I’d always wanted to have children. But I didn’t want to do it until I’d set my life up well enough to give them a good home and a sense of permanence. That meant waiting until I was a Grade 4. During the seventies and eighties, it was an unspoken fact at the D.A.‘s office that if a woman took maternity leave, it could derail her efforts to advance. People just took you a lot less seriously when they saw you going off to make babies. The office is much better about that now, but back when I was a young deputy, it was a reality.
When I made Grade 4, I was thirty-five and pushing the edge of the maternity envelope. Hanging over me was my childhood premonition that I would die young. I really never expected to live beyond the age of forty-five. I suppose that some subrational part of my brain believed that if I had children I might get an extension on the deadline. A continuance, so to speak. It made sense to me that nature has an interest in keeping a mother alive, at least until her children are grown. And if I had children, I would
want
to live. I would fight to live. You don’t think about having kids unless you’re hungry for life.

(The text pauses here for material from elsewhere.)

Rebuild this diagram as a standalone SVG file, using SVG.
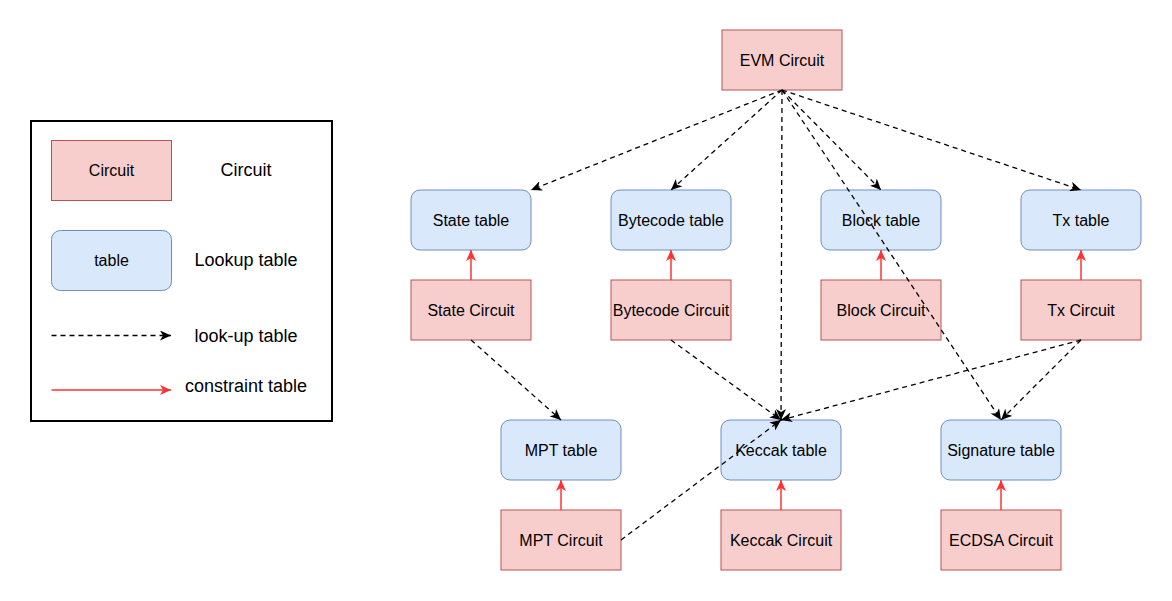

I remember thinking that getting pregnant would be as easy as quitting birth control. But it wasn’t. After a year of no birth control and no baby, I’d consulted my gynecologist. He gave me a few shots, then a few pills. Then a more powerful fertility pill. Two months later, I was expecting. I was thrilled beyond words. But I was afraid to tell anyone at work. I wasn’t a teenager. Miscarriages at my age were not uncommon. And what if the amniocentesis showed my baby wasn’t okay? I couldn’t even bear to think about that. I decided to keep the news to myself.